Exercise instructions:
Your output is the lines from the first one to the one containing "ly1 = 10 ** ((Y1_PX - PY0) / YDEC)", repeated exactly, with images left out.

Information supplied:

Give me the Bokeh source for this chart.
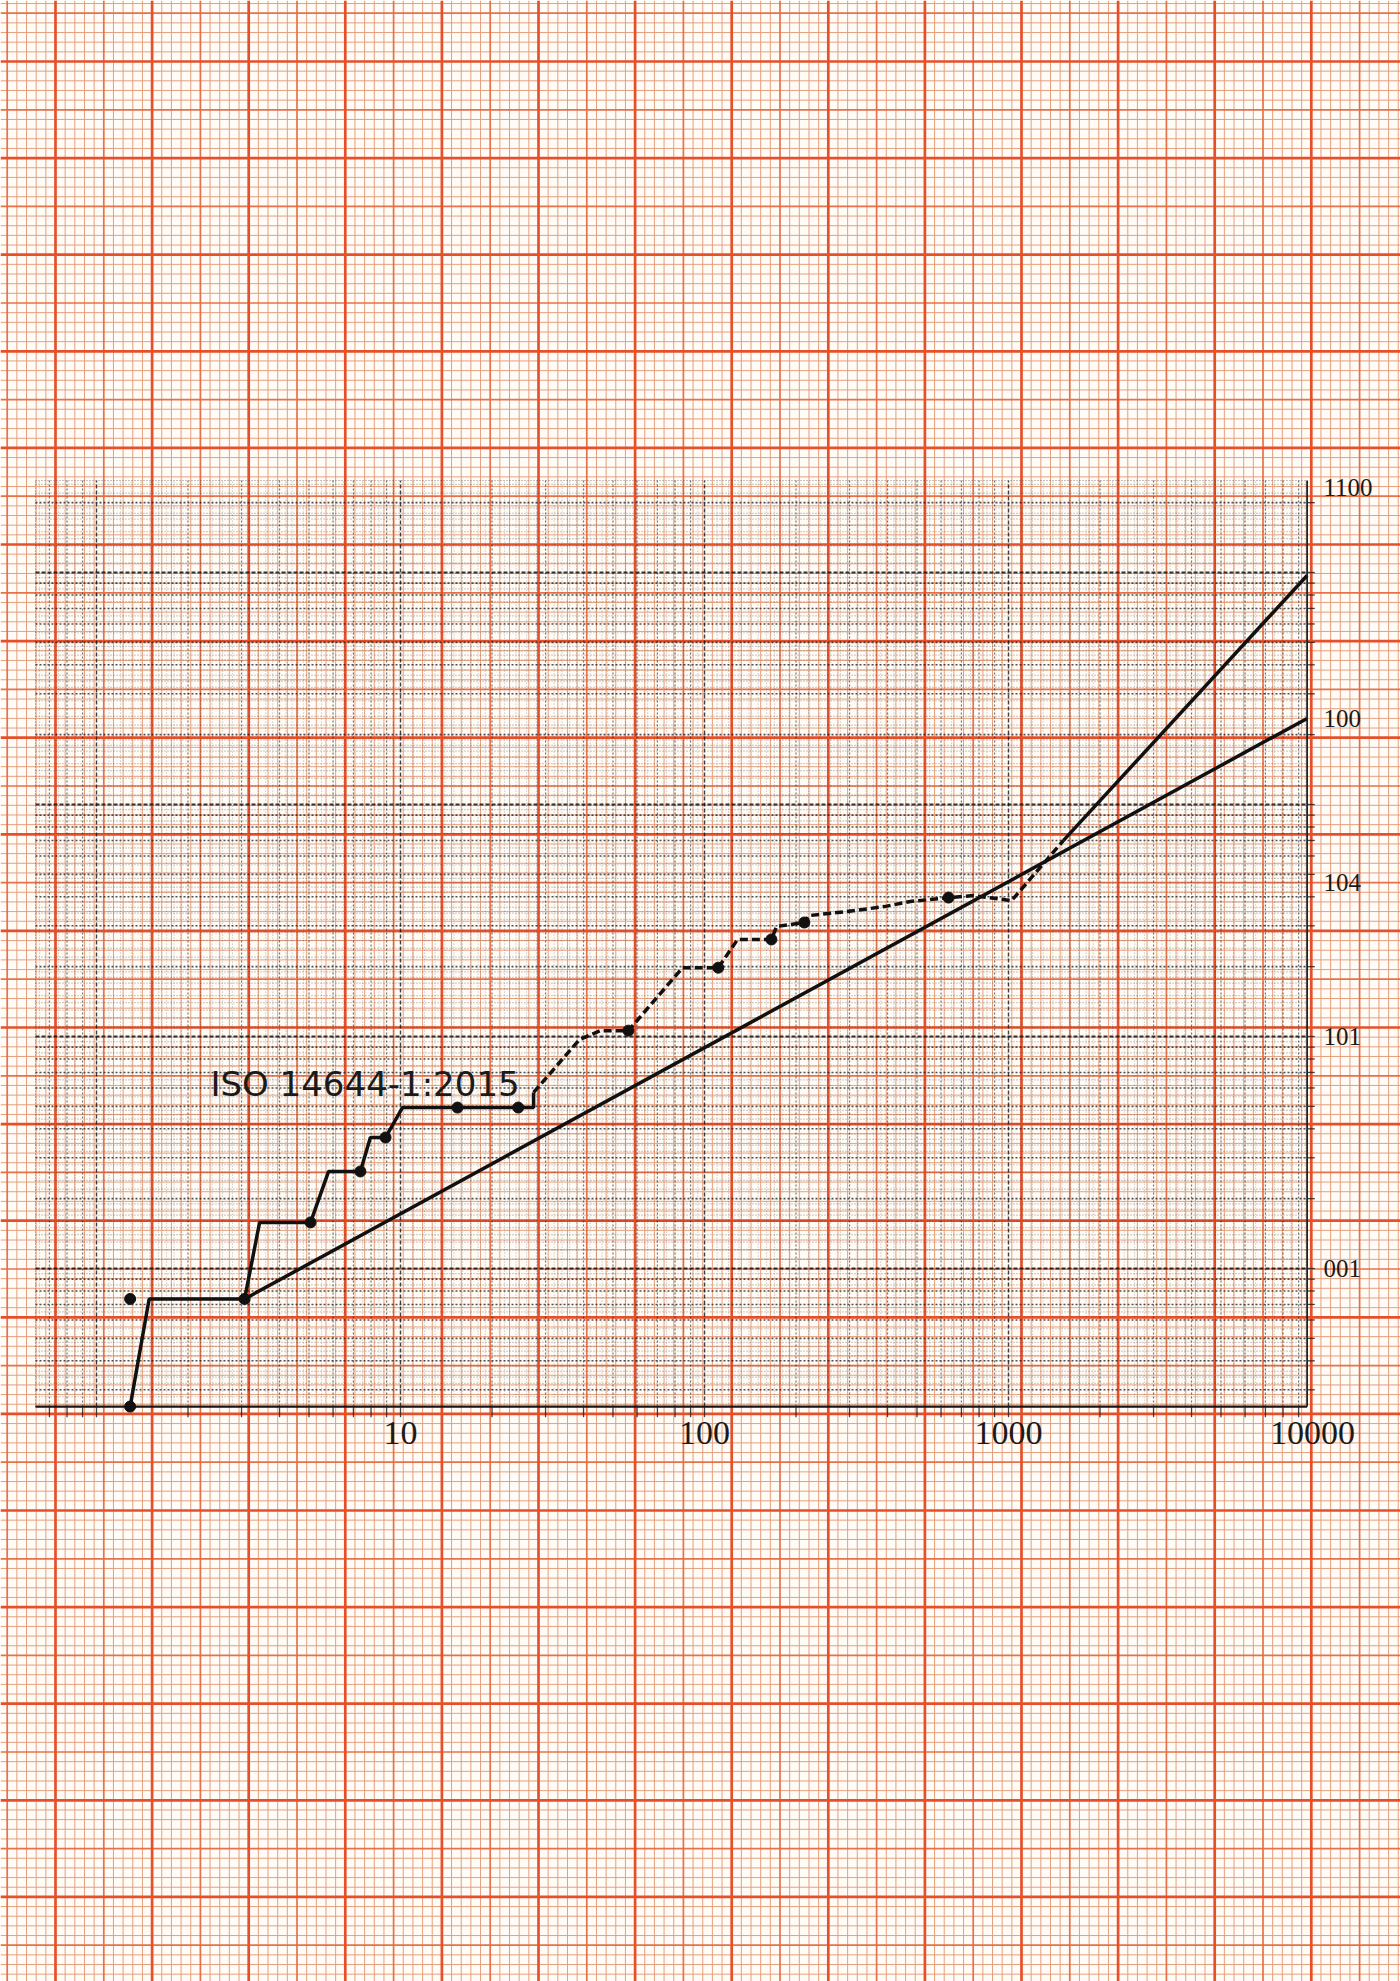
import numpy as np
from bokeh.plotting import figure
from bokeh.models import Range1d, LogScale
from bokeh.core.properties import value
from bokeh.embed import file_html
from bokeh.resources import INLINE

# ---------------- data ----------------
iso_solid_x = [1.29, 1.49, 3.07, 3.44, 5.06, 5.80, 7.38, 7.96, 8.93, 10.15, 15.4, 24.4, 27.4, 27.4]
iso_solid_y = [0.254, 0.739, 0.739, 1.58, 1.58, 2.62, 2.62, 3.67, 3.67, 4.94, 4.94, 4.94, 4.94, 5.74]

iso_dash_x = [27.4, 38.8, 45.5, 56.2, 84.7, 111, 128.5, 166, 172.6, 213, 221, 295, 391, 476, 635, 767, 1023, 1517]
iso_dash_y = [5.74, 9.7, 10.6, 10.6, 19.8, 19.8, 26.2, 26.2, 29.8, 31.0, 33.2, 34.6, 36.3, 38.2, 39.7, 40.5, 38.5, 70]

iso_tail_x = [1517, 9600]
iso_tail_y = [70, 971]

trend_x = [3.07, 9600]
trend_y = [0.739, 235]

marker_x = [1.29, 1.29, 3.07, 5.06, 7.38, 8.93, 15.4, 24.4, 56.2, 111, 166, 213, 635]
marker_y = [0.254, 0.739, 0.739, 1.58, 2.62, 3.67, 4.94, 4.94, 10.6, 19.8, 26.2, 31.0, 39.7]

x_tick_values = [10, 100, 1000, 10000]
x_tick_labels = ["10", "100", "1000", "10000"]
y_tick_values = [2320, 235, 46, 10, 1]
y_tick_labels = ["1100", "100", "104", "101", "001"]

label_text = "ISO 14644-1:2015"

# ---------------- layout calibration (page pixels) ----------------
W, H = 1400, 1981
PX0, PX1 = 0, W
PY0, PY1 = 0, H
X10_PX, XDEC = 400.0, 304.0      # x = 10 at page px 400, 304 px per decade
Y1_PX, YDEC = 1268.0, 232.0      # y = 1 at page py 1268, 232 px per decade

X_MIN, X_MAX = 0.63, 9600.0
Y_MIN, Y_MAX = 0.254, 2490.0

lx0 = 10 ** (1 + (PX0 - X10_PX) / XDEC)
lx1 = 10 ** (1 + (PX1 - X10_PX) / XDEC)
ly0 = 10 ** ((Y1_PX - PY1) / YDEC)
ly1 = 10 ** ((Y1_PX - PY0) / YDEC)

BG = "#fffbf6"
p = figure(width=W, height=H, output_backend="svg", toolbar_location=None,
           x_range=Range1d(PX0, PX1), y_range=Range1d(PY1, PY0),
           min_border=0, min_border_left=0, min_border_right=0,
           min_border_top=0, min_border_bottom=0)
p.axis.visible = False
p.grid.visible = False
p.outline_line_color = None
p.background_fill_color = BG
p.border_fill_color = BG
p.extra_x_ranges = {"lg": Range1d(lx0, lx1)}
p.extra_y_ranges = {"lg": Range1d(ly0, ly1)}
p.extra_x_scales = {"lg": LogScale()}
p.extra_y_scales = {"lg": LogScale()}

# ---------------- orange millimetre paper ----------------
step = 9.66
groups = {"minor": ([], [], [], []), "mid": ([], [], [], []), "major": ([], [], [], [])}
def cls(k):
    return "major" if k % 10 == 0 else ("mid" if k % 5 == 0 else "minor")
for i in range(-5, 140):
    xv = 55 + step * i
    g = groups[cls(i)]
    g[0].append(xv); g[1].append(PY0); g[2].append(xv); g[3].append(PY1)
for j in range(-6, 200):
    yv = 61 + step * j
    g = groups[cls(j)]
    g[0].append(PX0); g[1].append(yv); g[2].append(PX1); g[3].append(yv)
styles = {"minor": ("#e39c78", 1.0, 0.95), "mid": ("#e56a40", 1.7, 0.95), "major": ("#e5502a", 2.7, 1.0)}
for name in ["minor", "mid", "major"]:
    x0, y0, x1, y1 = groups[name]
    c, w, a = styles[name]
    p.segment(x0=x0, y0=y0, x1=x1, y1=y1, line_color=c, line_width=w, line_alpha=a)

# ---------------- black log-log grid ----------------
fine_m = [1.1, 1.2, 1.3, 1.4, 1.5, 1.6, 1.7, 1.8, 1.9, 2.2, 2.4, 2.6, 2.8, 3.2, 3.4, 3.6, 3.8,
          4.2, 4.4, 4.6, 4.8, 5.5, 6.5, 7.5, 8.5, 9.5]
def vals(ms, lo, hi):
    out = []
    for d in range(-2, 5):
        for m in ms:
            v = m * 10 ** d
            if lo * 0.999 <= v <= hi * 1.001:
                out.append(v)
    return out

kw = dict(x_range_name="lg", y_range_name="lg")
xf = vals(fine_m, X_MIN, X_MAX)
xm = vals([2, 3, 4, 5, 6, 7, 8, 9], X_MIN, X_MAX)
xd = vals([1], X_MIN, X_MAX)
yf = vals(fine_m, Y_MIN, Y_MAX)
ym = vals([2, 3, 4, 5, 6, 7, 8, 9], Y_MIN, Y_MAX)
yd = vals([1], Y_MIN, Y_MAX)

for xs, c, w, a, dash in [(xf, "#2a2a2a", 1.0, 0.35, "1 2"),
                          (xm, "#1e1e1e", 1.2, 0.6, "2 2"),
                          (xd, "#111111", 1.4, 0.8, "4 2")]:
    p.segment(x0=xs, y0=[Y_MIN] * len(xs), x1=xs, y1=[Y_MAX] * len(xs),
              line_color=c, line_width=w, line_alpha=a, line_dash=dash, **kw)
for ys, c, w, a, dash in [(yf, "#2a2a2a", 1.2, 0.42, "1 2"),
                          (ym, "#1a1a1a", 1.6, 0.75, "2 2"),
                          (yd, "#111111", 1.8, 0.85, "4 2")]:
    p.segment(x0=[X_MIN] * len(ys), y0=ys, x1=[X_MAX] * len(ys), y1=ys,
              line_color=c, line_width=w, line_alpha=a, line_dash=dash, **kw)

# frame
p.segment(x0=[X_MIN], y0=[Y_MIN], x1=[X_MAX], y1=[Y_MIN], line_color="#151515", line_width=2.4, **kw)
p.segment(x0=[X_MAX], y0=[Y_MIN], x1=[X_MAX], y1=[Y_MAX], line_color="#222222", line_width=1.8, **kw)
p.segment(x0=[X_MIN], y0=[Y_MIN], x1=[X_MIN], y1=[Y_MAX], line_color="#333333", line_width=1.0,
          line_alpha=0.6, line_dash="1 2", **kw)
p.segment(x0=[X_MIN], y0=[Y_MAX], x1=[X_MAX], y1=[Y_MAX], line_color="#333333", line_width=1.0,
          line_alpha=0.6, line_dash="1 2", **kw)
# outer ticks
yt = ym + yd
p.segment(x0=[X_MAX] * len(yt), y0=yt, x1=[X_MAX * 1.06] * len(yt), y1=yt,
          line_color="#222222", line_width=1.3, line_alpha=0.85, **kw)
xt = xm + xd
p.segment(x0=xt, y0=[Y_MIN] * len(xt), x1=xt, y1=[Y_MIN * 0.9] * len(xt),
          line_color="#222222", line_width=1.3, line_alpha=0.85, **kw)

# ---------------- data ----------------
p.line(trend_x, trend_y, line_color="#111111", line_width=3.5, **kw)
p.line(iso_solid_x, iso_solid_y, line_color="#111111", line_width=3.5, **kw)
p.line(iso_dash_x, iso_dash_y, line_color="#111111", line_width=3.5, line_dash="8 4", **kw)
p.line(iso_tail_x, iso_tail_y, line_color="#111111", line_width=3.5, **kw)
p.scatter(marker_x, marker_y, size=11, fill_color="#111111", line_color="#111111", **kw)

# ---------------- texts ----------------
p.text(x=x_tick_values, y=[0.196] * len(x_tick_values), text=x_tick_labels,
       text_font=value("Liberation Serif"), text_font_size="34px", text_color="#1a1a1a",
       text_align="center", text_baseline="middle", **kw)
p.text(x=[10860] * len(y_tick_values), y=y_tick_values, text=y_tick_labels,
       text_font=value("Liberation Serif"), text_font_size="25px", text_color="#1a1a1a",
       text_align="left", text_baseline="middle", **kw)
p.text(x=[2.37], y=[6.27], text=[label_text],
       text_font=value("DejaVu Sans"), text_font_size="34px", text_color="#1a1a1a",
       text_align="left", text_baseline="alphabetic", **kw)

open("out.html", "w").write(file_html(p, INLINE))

Solution to the exercise:
Give me the Bokeh source for this chart.
import numpy as np
from bokeh.plotting import figure
from bokeh.models import Range1d, LogScale
from bokeh.core.properties import value
from bokeh.embed import file_html
from bokeh.resources import INLINE

# ---------------- data ----------------
iso_solid_x = [1.29, 1.49, 3.07, 3.44, 5.06, 5.80, 7.38, 7.96, 8.93, 10.15, 15.4, 24.4, 27.4, 27.4]
iso_solid_y = [0.254, 0.739, 0.739, 1.58, 1.58, 2.62, 2.62, 3.67, 3.67, 4.94, 4.94, 4.94, 4.94, 5.74]

iso_dash_x = [27.4, 38.8, 45.5, 56.2, 84.7, 111, 128.5, 166, 172.6, 213, 221, 295, 391, 476, 635, 767, 1023, 1517]
iso_dash_y = [5.74, 9.7, 10.6, 10.6, 19.8, 19.8, 26.2, 26.2, 29.8, 31.0, 33.2, 34.6, 36.3, 38.2, 39.7, 40.5, 38.5, 70]

iso_tail_x = [1517, 9600]
iso_tail_y = [70, 971]

trend_x = [3.07, 9600]
trend_y = [0.739, 235]

marker_x = [1.29, 1.29, 3.07, 5.06, 7.38, 8.93, 15.4, 24.4, 56.2, 111, 166, 213, 635]
marker_y = [0.254, 0.739, 0.739, 1.58, 2.62, 3.67, 4.94, 4.94, 10.6, 19.8, 26.2, 31.0, 39.7]

x_tick_values = [10, 100, 1000, 10000]
x_tick_labels = ["10", "100", "1000", "10000"]
y_tick_values = [2320, 235, 46, 10, 1]
y_tick_labels = ["1100", "100", "104", "101", "001"]

label_text = "ISO 14644-1:2015"

# ---------------- layout calibration (page pixels) ----------------
W, H = 1400, 1981
PX0, PX1 = 0, W
PY0, PY1 = 0, H
X10_PX, XDEC = 400.0, 304.0      # x = 10 at page px 400, 304 px per decade
Y1_PX, YDEC = 1268.0, 232.0      # y = 1 at page py 1268, 232 px per decade

X_MIN, X_MAX = 0.63, 9600.0
Y_MIN, Y_MAX = 0.254, 2490.0

lx0 = 10 ** (1 + (PX0 - X10_PX) / XDEC)
lx1 = 10 ** (1 + (PX1 - X10_PX) / XDEC)
ly0 = 10 ** ((Y1_PX - PY1) / YDEC)
ly1 = 10 ** ((Y1_PX - PY0) / YDEC)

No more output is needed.